## BEGIN DATASET RECORDS

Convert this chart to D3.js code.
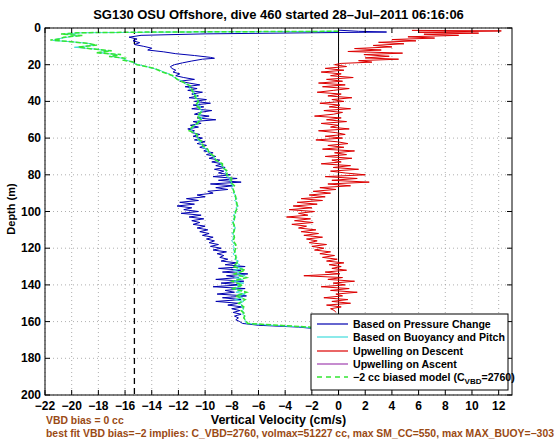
<!DOCTYPE html>
<html><head><meta charset="utf-8">
<script src="https://cdn.jsdelivr.net/npm/d3@7"></script>
<style>body{margin:0;background:#fff}svg{display:block}text{font-family:"Liberation Sans",Arial,sans-serif}</style>
</head><body><svg id="c" width="560" height="442"></svg>
<script>
// ---- tick labels / categories ----
const xTicks = [-22,-20,-18,-16,-14,-12,-10,-8,-6,-4,-2,0,2,4,6,8,10,12];
const yTicks = [0,20,40,60,80,100,120,140,160,180,200];
const titleText = "SG130 OSU Offshore, dive 460 started 28\u2013Jul\u20132011 06:16:06";
const xLabel = "Vertical Velocity (cm/s)";
const yLabel = "Depth (m)";
const note1 = "VBD bias = 0 cc";
const note2 = "best fit VBD bias=\u22122 implies: C_VBD=2760, volmax=51227 cc, max SM_CC=550, max MAX_BUOY=\u2212303";
const biasLineX = -15.3;

// ---- Based on Pressure Change (blue) ----
const bluTopDepth = [1.2,1.8,2.2,2.6,3.2,4,5,6,7,8,9,10,11,12,13,14,15,16,16.5];
const bluTopVal   = [0.0,1.5,3.6,-2,-10,-14.8,-15.7,-15.1,-15.4,-14.9,-15.3,-14.6,-14.0,-14.3,-13.1,-12.2,-10.8,-9.6,-9.3];
const bluVal = [ // depths 17..165 every 1 m
-10.2,-11.0,-11.7,-12.3,-12.6,-12.5,-12.2,-12.4,-11.9,-12.2,-11.6,-10.8,-11.9,-11.2,-10.4,-11.5,-10.6,-11.3,-10.2,-11.0,
-10.5,-11.2,-9.9,-10.8,-9.6,-10.9,-10.1,-11.0,-9.5,-10.4,-10.8,-9.7,-10.6,-9.2,-10.9,-10.3,-11.1,-10.5,-11.3,-10.8,
-11.0,-10.4,-10.9,-10.2,-10.8,-10.0,-10.6,-9.9,-10.4,-9.8,-10.1,-9.4,-9.9,-9.2,-9.7,-8.9,-9.5,-8.7,-9.2,-8.5,
-9.3,-8.6,-9.0,-8.1,-9.4,-7.6,-9.0,-7.3,-9.6,-7.9,-9.2,-8.3,-9.8,-9.4,-10.6,-10.0,-11.4,-10.5,-11.9,-10.8,
-12.1,-11.0,-11.6,-10.5,-11.8,-10.3,-11.2,-10.1,-11.0,-10.4,-10.9,-10.0,-10.6,-9.8,-10.4,-9.7,-10.2,-9.4,-9.9,-9.3,
-9.7,-9.0,-9.6,-8.8,-9.4,-8.4,-9.1,-8.6,-8.9,-8.3,-8.8,-7.6,-8.5,-7.0,-9.0,-7.3,-8.7,-6.8,-8.4,-7.5,
-9.2,-7.1,-8.8,-7.4,-9.4,-7.0,-8.5,-7.8,-9.1,-6.9,-8.7,-7.3,-9.2,-7.5,-8.3,-7.2,-8.0,-7.4,-7.9,-7.3,
-7.8,-7.5,-7.7,-7.4,-7.2,-6.0,-3.0,-1.5,-1.2];

// ---- Based on Buoyancy and Pitch (cyan) ----
const cyaTopDepth = [1.8,2.2,2.6,3.2,4,5,6,6.8,7.5,8.5,9.5,10.5,11.5,12.5,13.5,14.5,15.5,16.5,17.5,18.5,19.5];
const cyaTopVal   = [0.0,-12,-19.2,-20.4,-19.6,-20.3,-21.1,-21.4,-20.0,-18.6,-18.4,-19.8,-18.2,-17.3,-17.9,-16.6,-17.0,-16.2,-15.9,-15.5,-15.2];
const cyaVal = [ // depths 20..164 every 1 m
-15.0,-14.4,-13.9,-13.4,-13.1,-12.7,-12.5,-12.3,-12.0,-11.7,-11.6,-11.3,-11.1,-11.2,-10.9,-10.8,-10.9,-10.6,-10.8,-10.5,
-10.6,-10.4,-10.6,-10.3,-10.5,-10.2,-10.4,-10.3,-10.5,-10.2,-10.4,-10.6,-10.5,-10.8,-10.9,-11.0,-11.1,-10.8,-10.7,-10.6,
-10.5,-10.6,-10.3,-10.4,-10.1,-10.2,-9.9,-9.9,-9.6,-9.6,-9.4,-9.3,-9.1,-9.0,-8.8,-8.8,-8.6,-8.6,-8.4,-8.5,
-8.3,-8.4,-8.1,-8.2,-8.0,-8.1,-7.9,-8.0,-7.9,-7.8,-7.9,-7.7,-7.8,-7.6,-7.8,-7.6,-7.7,-7.5,-7.7,-7.6,
-7.8,-7.7,-7.9,-7.7,-7.9,-7.8,-8.0,-7.8,-7.9,-7.7,-7.9,-7.8,-8.0,-7.8,-7.9,-7.9,-8.0,-7.9,-7.8,-7.9,
-7.8,-7.9,-7.7,-7.9,-7.8,-7.6,-7.8,-7.5,-7.7,-7.4,-7.8,-7.2,-7.9,-7.3,-7.6,-7.0,-7.8,-7.2,-7.9,-7.1,
-7.6,-7.3,-8.0,-7.2,-7.7,-7.0,-7.5,-7.2,-7.8,-7.1,-7.4,-7.2,-7.3,-7.1,-7.2,-7.1,-7.2,-7.0,-7.1,-7.0,
-7.0,-6.9,-5.0,-2.5,-1.6];

// ---- Upwelling on Descent (red) ----
const redTopDepth = [1.3,1.6,2.3,2.8,3.4,4,4.8,5.5,6.3,7,7.8,8.6,9.5,10.3,11.2,12,12.8,13.7,14.5,15.4,16.3,17,17.8,18.6,19.3];
const redTopVal   = [5.5,12.2,6.0,10.5,6.4,9.0,5.2,7.2,4.0,5.8,3.0,4.9,2.6,4.0,1.2,3.2,0.7,4.8,1.9,3.8,2.0,4.5,1.5,2.5,0.2];
const redVal = [ // depths 20..155 every 1 m
-0.3,0.6,-1.0,0.4,-1.3,0.2,-0.6,1.1,-0.9,0.3,-1.5,0.5,-1.2,0.8,-0.4,-1.6,0.2,-0.8,1.0,-0.5,
0.4,-1.4,0.1,-0.7,0.9,-1.1,0.3,-0.4,-1.8,0.2,-0.9,0.6,-1.3,0.0,-0.6,0.8,-1.5,-0.2,0.5,-1.0,
0.3,-1.7,-0.1,0.7,-0.8,0.4,-1.2,1.2,-0.3,0.6,-1.0,1.0,-0.5,0.2,-1.3,0.9,-0.4,1.5,-0.6,0.5,
2.0,-1.0,1.4,-0.5,2.3,-0.8,0.9,-1.4,-0.2,-1.9,-0.6,-2.2,-1.0,-2.8,-1.2,-3.1,-1.6,-3.4,-2.0,-3.7,
-1.8,-3.0,-2.3,-3.9,-2.1,-3.3,-1.9,-3.5,-2.4,-3.0,-1.7,-2.8,-1.5,-2.6,-1.2,-2.4,-1.6,-2.2,-0.9,-2.0,
-1.1,-1.8,-0.6,-1.4,-0.3,-1.2,-0.1,-0.9,0.4,-0.7,0.2,-0.5,0.6,-1.0,0.1,-2.6,0.3,-0.8,1.2,-0.4,
0.5,-1.3,0.8,-0.6,1.4,-0.2,0.3,-1.1,0.7,-0.5,0.9,-0.9,0.2,-0.6,-0.3,-0.2];

// ---- -2 cc biased model (green dashed) ----
const grnTopDepth = [1.8,2.2,2.6,3.3,4.1,5,6,6.6,7.3,8.3,9.3,10.4,11.4,12.4,13.5,14.5,15.5,16.5,17.5,18.5,19.5];
const grnTopVal   = [0.0,-14,-19.6,-20.8,-19.2,-20.6,-20.9,-21.6,-20.3,-18.9,-18.1,-19.5,-18.5,-17.0,-18.2,-16.3,-17.2,-16.0,-16.2,-15.4,-15.3];
const grnVal = [ // depths 20..160 every 2 m
-15.1,-13.8,-13.2,-12.4,-12.1,-11.5,-11.0,-11.0,-10.8,-10.7,-10.5,-10.7,-10.4,-10.3,-10.6,-10.3,-10.6,-11.0,-11.2,-10.6,
-10.6,-10.2,-10.2,-9.8,-9.7,-9.3,-9.2,-8.7,-8.7,-8.3,-8.4,-8.0,-8.1,-7.8,-7.9,-7.8,-7.7,-7.7,-7.6,-7.6,
-7.7,-7.8,-7.8,-7.9,-7.8,-7.8,-7.9,-7.8,-7.9,-7.7,-7.7,-7.8,-7.7,-7.7,-7.6,-7.9,-7.0,-7.8,-6.9,-8.0,
-7.2,-7.9,-6.9,-7.7,-7.0,-7.5,-7.1,-7.3,-7.0,-7.1,-6.9];
const grnEndDepth = [161,162,163,164];
const grnEndVal = [-6.8,-4.5,-2.2,-1.4];

const legendLabels = ["Based on Pressure Change","Based on Buoyancy and Pitch","Upwelling on Descent","Upwelling on Ascent"];

// ---- build point lists ----
function pts(ds, vs){ return ds.map((d,i)=>({d:d, v:vs[i]})); }
const blue = pts(bluTopDepth.concat(d3.range(17,166)), bluTopVal.concat(bluVal));
const cyan = pts(cyaTopDepth.concat(d3.range(20,165)), cyaTopVal.concat(cyaVal));
const red  = pts(redTopDepth.concat(d3.range(20,156)), redTopVal.concat(redVal));
const green= pts(grnTopDepth.concat(d3.range(20,161,2), grnEndDepth), grnTopVal.concat(grnVal, grnEndVal));

const svg = d3.select("#c");
const L=45,R=512,T=28,B=395;
const x = d3.scaleLinear().domain([-22,13]).range([L,R]);
const y = d3.scaleLinear().domain([0,200]).range([T,B]);

svg.append("defs").append("clipPath").attr("id","clip").append("rect")
  .attr("x",L).attr("y",T).attr("width",R-L).attr("height",B-T);

// grid
const g = svg.append("g");
g.selectAll(".gx").data(xTicks).enter().append("line")
  .attr("x1",d=>x(d)).attr("x2",d=>x(d)).attr("y1",T).attr("y2",B)
  .attr("stroke","#9a9a9a").attr("stroke-width",0.8).attr("stroke-dasharray","1,3");
g.selectAll(".gy").data(yTicks).enter().append("line")
  .attr("y1",d=>y(d)).attr("y2",d=>y(d)).attr("x1",L).attr("x2",R)
  .attr("stroke","#9a9a9a").attr("stroke-width",0.8).attr("stroke-dasharray","1,3");

const line = d3.line().x(p=>x(p.v)).y(p=>y(p.d));
const plot = svg.append("g").attr("clip-path","url(#clip)");
// reference lines
plot.append("line").attr("x1",x(0)).attr("x2",x(0)).attr("y1",T).attr("y2",B).attr("stroke","#000").attr("stroke-width",1);
plot.append("line").attr("x1",x(biasLineX)).attr("x2",x(biasLineX)).attr("y1",T).attr("y2",B)
  .attr("stroke","#000").attr("stroke-width",1.3).attr("stroke-dasharray","6,4");

plot.append("path").datum(red).attr("d",line).attr("fill","none").attr("stroke","#dd0000").attr("stroke-width",1);
plot.append("path").datum(blue).attr("d",line).attr("fill","none").attr("stroke","#0000b0").attr("stroke-width",1);
plot.append("path").datum(cyan).attr("d",line).attr("fill","none").attr("stroke","#40dcdc").attr("stroke-width",1);
plot.append("path").datum(green).attr("d",line).attr("fill","none").attr("stroke","#33e633").attr("stroke-width",1.5).attr("stroke-dasharray","5,2");

// axes frame and ticks
const ax = svg.append("g");
ax.append("rect").attr("x",L).attr("y",T).attr("width",R-L).attr("height",B-T).attr("fill","none").attr("stroke","#000").attr("stroke-width",1);
const tk=5;
ax.selectAll(".tb").data(xTicks).enter().append("line").attr("x1",d=>x(d)).attr("x2",d=>x(d)).attr("y1",B).attr("y2",B-tk).attr("stroke","#000");
ax.selectAll(".tt").data(xTicks).enter().append("line").attr("x1",d=>x(d)).attr("x2",d=>x(d)).attr("y1",T).attr("y2",T+tk).attr("stroke","#000");
ax.selectAll(".tl").data(yTicks).enter().append("line").attr("y1",d=>y(d)).attr("y2",d=>y(d)).attr("x1",L).attr("x2",L+tk).attr("stroke","#000");
ax.selectAll(".tr").data(yTicks).enter().append("line").attr("y1",d=>y(d)).attr("y2",d=>y(d)).attr("x1",R).attr("x2",R-tk).attr("stroke","#000");

const fmt = d=> d<0 ? "\u2212"+Math.abs(d) : String(d);
ax.selectAll(".xl").data(xTicks).enter().append("text").attr("x",d=>x(d)).attr("y",B+15)
  .attr("text-anchor","middle").attr("font-size",12).attr("font-weight","bold").text(fmt);
ax.selectAll(".yl").data(yTicks).enter().append("text").attr("x",L-4).attr("y",d=>y(d)+4)
  .attr("text-anchor","end").attr("font-size",12).attr("font-weight","bold").text(d=>d);

svg.append("text").attr("x",(L+R)/2).attr("y",19).attr("text-anchor","middle").attr("font-size",13).attr("font-weight","bold").text(titleText);
svg.append("text").attr("x",(L+R)/2).attr("y",424).attr("text-anchor","middle").attr("font-size",12.5).attr("font-weight","bold").text(xLabel);
svg.append("text").attr("transform","translate(15,209) rotate(-90)").attr("text-anchor","middle").attr("font-size",11).attr("font-weight","bold").text(yLabel);

svg.append("text").attr("x",46).attr("y",424).attr("font-size",10.4).attr("font-weight","bold").attr("fill","#9a4a14").text(note1);
svg.append("text").attr("x",46).attr("y",437).attr("font-size",10.4).attr("font-weight","bold").attr("fill","#9a4a14").text(note2);

// legend
const lg = svg.append("g");
lg.append("rect").attr("x",311).attr("y",314).attr("width",197).attr("height",76).attr("fill","#fff").attr("stroke","#000").attr("stroke-width",1);
const lgCol = ["#0000b0","#40dcdc","#dd0000","#a040b0"];
const rows=[324,337,351,364,377];
legendLabels.forEach((t,i)=>{
  lg.append("line").attr("x1",317).attr("x2",348).attr("y1",rows[i]).attr("y2",rows[i]).attr("stroke",lgCol[i]).attr("stroke-width",1.2);
  lg.append("text").attr("x",353).attr("y",rows[i]+4).attr("font-size",10.6).attr("font-weight","bold").text(t);
});
lg.append("line").attr("x1",317).attr("x2",348).attr("y1",rows[4]).attr("y2",rows[4]).attr("stroke","#33e633").attr("stroke-width",1.5).attr("stroke-dasharray","5,4");
const lt = lg.append("text").attr("x",353).attr("y",rows[4]+4).attr("font-size",10.6).attr("font-weight","bold");
lt.append("tspan").text("\u22122 cc biased model (C");
lt.append("tspan").attr("font-size",8).attr("dy",3).text("VBD");
lt.append("tspan").attr("dy",-3).text("=2760)");
</script></body></html>
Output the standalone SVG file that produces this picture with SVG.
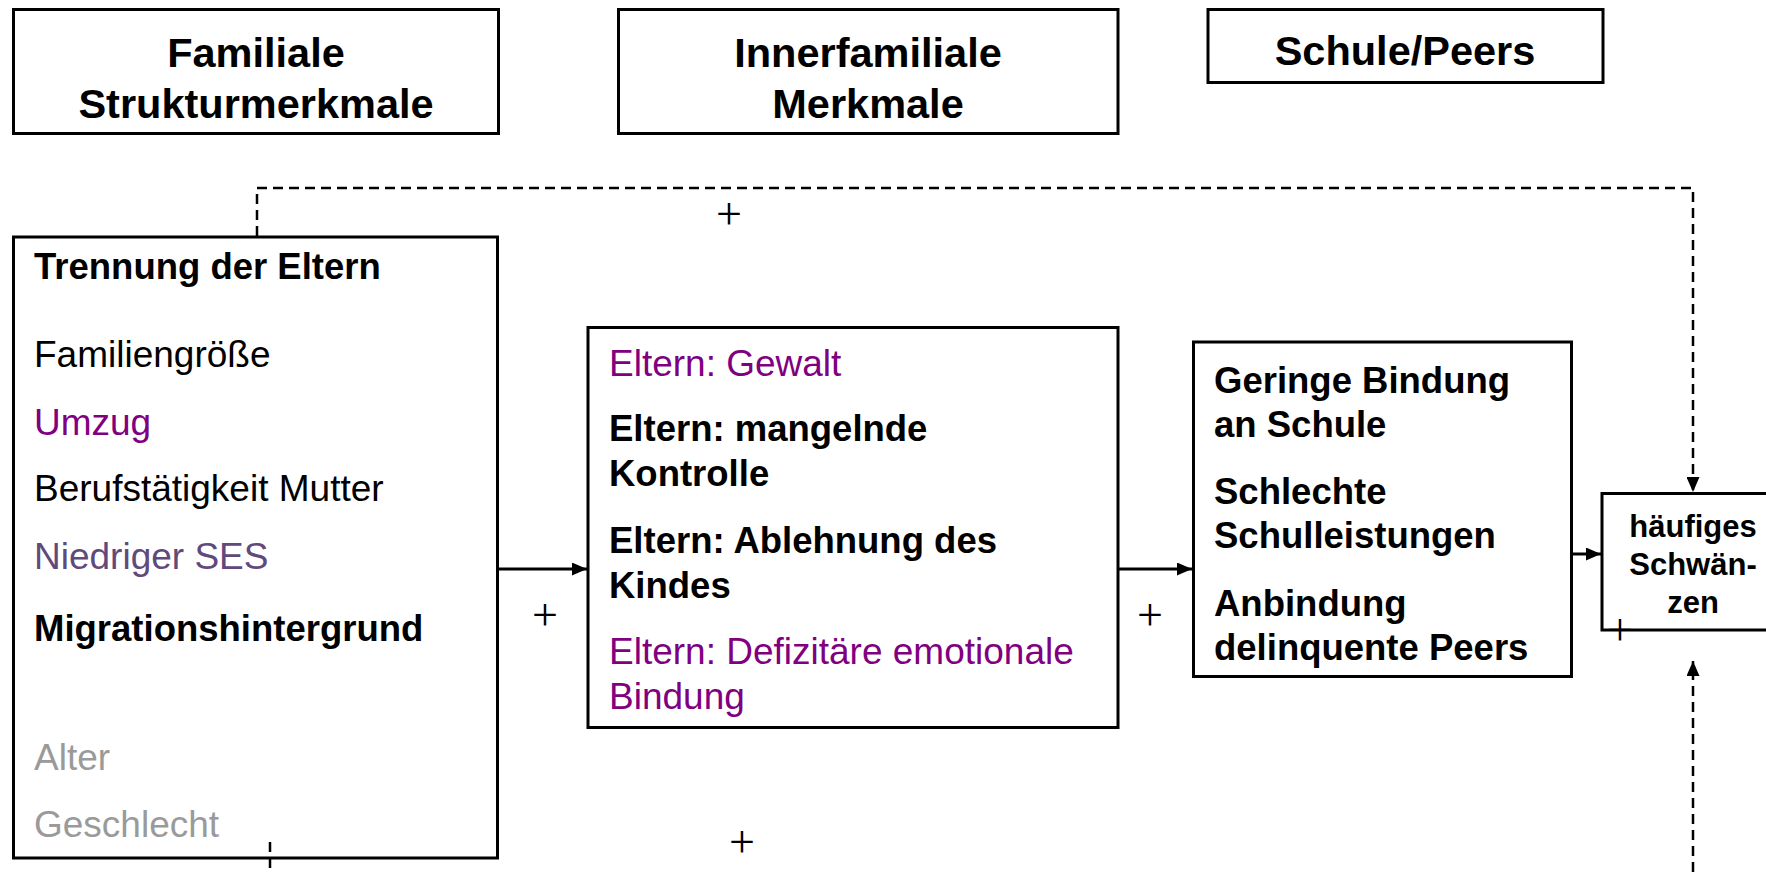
<svg xmlns="http://www.w3.org/2000/svg" width="1766" height="872" viewBox="0 0 1766 872">
<style>
  .box{fill:#ffffff;stroke:#000000;stroke-width:3}
  .hdr{font-family:"Liberation Sans",Arial,sans-serif;font-weight:bold;font-size:41.5px;fill:#000;text-anchor:middle}
  .t{font-family:"Liberation Sans",Arial,sans-serif;font-size:37px;fill:#000}
  .b{font-weight:bold;font-size:36.5px}
  .purple{fill:#800080}
  .ses{fill:#604a7b}
  .gray{fill:#9a9a9a}
  .small{font-family:"Liberation Sans",Arial,sans-serif;font-weight:bold;font-size:31px;fill:#000;text-anchor:middle}
  .plus{font-family:"Liberation Serif","Times New Roman",serif;font-size:46px;fill:#000;text-anchor:middle}
  .solid{fill:none;stroke:#000;stroke-width:3}
  .dash{fill:none;stroke:#000;stroke-width:2.5;stroke-dasharray:10 6}
</style>
<defs>
  <marker id="arr" markerUnits="userSpaceOnUse" markerWidth="15" markerHeight="13" refX="15" refY="6.5" orient="auto">
    <path d="M0,0 L15,6.5 L0,13 z" fill="#000" stroke="none"/>
  </marker>
</defs>
<rect width="1766" height="872" fill="#ffffff"/>

<g id="hdr-familiale">
  <rect class="box" x="13.5" y="9.5" width="485" height="124"/>
  <text class="hdr" x="256" y="67">Familiale</text>
  <text class="hdr" x="256" y="118">Strukturmerkmale</text>
</g>
<g id="hdr-innerfamiliale">
  <rect class="box" x="618.5" y="9.5" width="499.5" height="124"/>
  <text class="hdr" x="868" y="67">Innerfamiliale</text>
  <text class="hdr" x="868" y="118">Merkmale</text>
</g>
<g id="hdr-schule">
  <rect class="box" x="1208" y="9.5" width="395" height="73"/>
  <text class="hdr" x="1405" y="65">Schule/Peers</text>
</g>

<g id="node-struktur">
  <rect class="box" x="13.5" y="237" width="484" height="621"/>
  <text class="t b" x="34" y="279">Trennung der Eltern</text>
  <text class="t" x="34" y="367">Familiengröße</text>
  <text class="t purple" x="34" y="435">Umzug</text>
  <text class="t" x="34" y="501">Berufstätigkeit Mutter</text>
  <text class="t ses" x="34" y="569">Niedriger SES</text>
  <text class="t b" x="34" y="641">Migrationshintergrund</text>
  <text class="t gray" x="34" y="770">Alter</text>
  <text class="t gray" x="34" y="837">Geschlecht</text>
</g>

<g id="node-innerfam">
  <rect class="box" x="588" y="327.5" width="530" height="400"/>
  <text class="t purple" x="609" y="376">Eltern: Gewalt</text>
  <text class="t b" x="609" y="441">Eltern: mangelnde</text>
  <text class="t b" x="609" y="486">Kontrolle</text>
  <text class="t b" x="609" y="553">Eltern: Ablehnung des</text>
  <text class="t b" x="609" y="598">Kindes</text>
  <text class="t purple" x="609" y="664">Eltern: Defizitäre emotionale</text>
  <text class="t purple" x="609" y="709">Bindung</text>
</g>

<g id="node-schule">
  <rect class="box" x="1193.5" y="342" width="378" height="334.5"/>
  <text class="t b" x="1214" y="393">Geringe Bindung</text>
  <text class="t b" x="1214" y="437">an Schule</text>
  <text class="t b" x="1214" y="504">Schlechte</text>
  <text class="t b" x="1214" y="548">Schulleistungen</text>
  <text class="t b" x="1214" y="616">Anbindung</text>
  <text class="t b" x="1214" y="660">delinquente Peers</text>
</g>

<g id="node-schwaenzen">
  <rect class="box" x="1602" y="493.5" width="180" height="136.5"/>
  <text class="small" x="1693" y="537">häufiges</text>
  <text class="small" x="1693" y="575">Schwän-</text>
  <text class="small" x="1693" y="613">zen</text>
</g>

<g id="connectors">
  <line class="solid" x1="498" y1="569" x2="587" y2="569" marker-end="url(#arr)"/>
  <line class="solid" x1="1118" y1="569" x2="1192" y2="569" marker-end="url(#arr)"/>
  <line class="solid" x1="1571" y1="554" x2="1601" y2="554" marker-end="url(#arr)"/>
  <path class="dash" d="M257,236 V188 H1693 V492" marker-end="url(#arr)"/>
  <path class="dash" d="M1693,872 V661" marker-end="url(#arr)"/>
  <path class="dash" d="M270,842 V872"/>
</g>

<g id="labels">
  <text class="plus" x="729" y="229">+</text>
  <text class="plus" x="545" y="630">+</text>
  <text class="plus" x="1150" y="630">+</text>
  <text class="plus" x="1620" y="645">+</text>
  <text class="plus" x="742" y="857">+</text>
</g>
</svg>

## END DATASET RECORDS

Retype the records above word for word, from their first line through the line containing "const biasLineX = -15.3;", and leave out every picture.

Convert this chart to D3.js code.
<!DOCTYPE html>
<html><head><meta charset="utf-8">
<script src="https://cdn.jsdelivr.net/npm/d3@7"></script>
<style>body{margin:0;background:#fff}svg{display:block}text{font-family:"Liberation Sans",Arial,sans-serif}</style>
</head><body><svg id="c" width="560" height="442"></svg>
<script>
// ---- tick labels / categories ----
const xTicks = [-22,-20,-18,-16,-14,-12,-10,-8,-6,-4,-2,0,2,4,6,8,10,12];
const yTicks = [0,20,40,60,80,100,120,140,160,180,200];
const titleText = "SG130 OSU Offshore, dive 460 started 28\u2013Jul\u20132011 06:16:06";
const xLabel = "Vertical Velocity (cm/s)";
const yLabel = "Depth (m)";
const note1 = "VBD bias = 0 cc";
const note2 = "best fit VBD bias=\u22122 implies: C_VBD=2760, volmax=51227 cc, max SM_CC=550, max MAX_BUOY=\u2212303";
const biasLineX = -15.3;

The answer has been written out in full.